In your example, /profile/12345 is more like saying "I stored the thing named 12345 in the profile directory." Yet, /profile?id=12345 is more like saying "to get a profile, you ask the profile for the profile with a specific id". That's why it has ? mark on it, since you're asking /profile a question.

There's also an immediate practical application: caching. It's much easier to cache URLs than query parameters. URLs have a structure that matches most databases and file systems. Query parameters don't, so when you try to cache a link with a query, you don't know if that query is destructive, modifies things, returns the same results, etc. When you cache a URL it's assumed that it doesn't modify the resouce since it was a single resource acquired via GET.

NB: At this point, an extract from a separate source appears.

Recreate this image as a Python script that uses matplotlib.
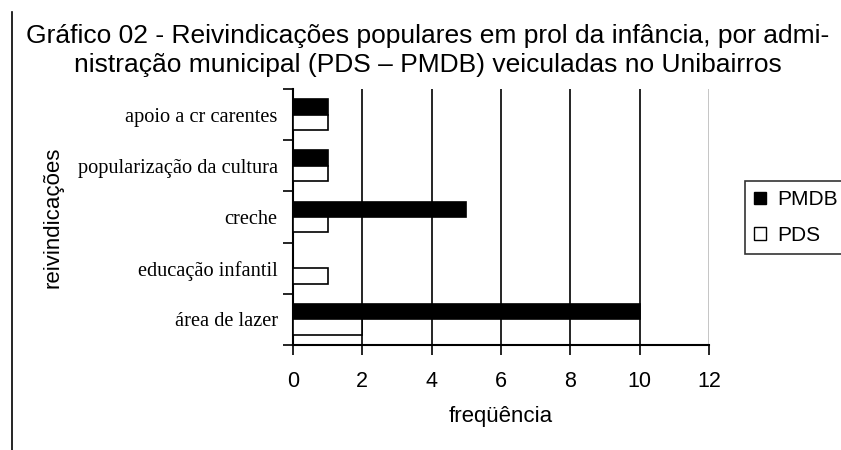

However, like all these things the rules lawyers (who don't understand why the rules exist or when they don't apply) tend to go crazy and overly apply them. Whenever I come to a fuzzy part of this arbitrary distinction, I just side with whatever is simplest. Rules lawyers seem to just apply the rule all the time to be fashionable and "fit in" with other rules lawyers. They even go so far as to invent new rules and terms like calling HTTP request "methods" "verbs" instead.

The best way to combat these kinds of idiots is to find out why they insist on these rules, and then do a subversive version that follows the rules but doesn't follow them. For example, /profile/new/12345 should make them wonder for a while.

Anonymous said...

I'm with Zed on this. There is a distinction between a URL (which points to a resource) and the querystring (which passes the parameters to a query). The latter are transient, the former permanent.

As to overexposing the internal structure of your application - once someone has determined which bits of your path are actually querystring, they know just as much as before. The person you are baffling is the person who has to maintain the codebase afterwards...

In addition, you have closed off the ability to use certain subdirectory names, because they are identical to pseudo-querystring 'paths'.

Overall, an acceptable idea only where there are 'permanent' querystrings.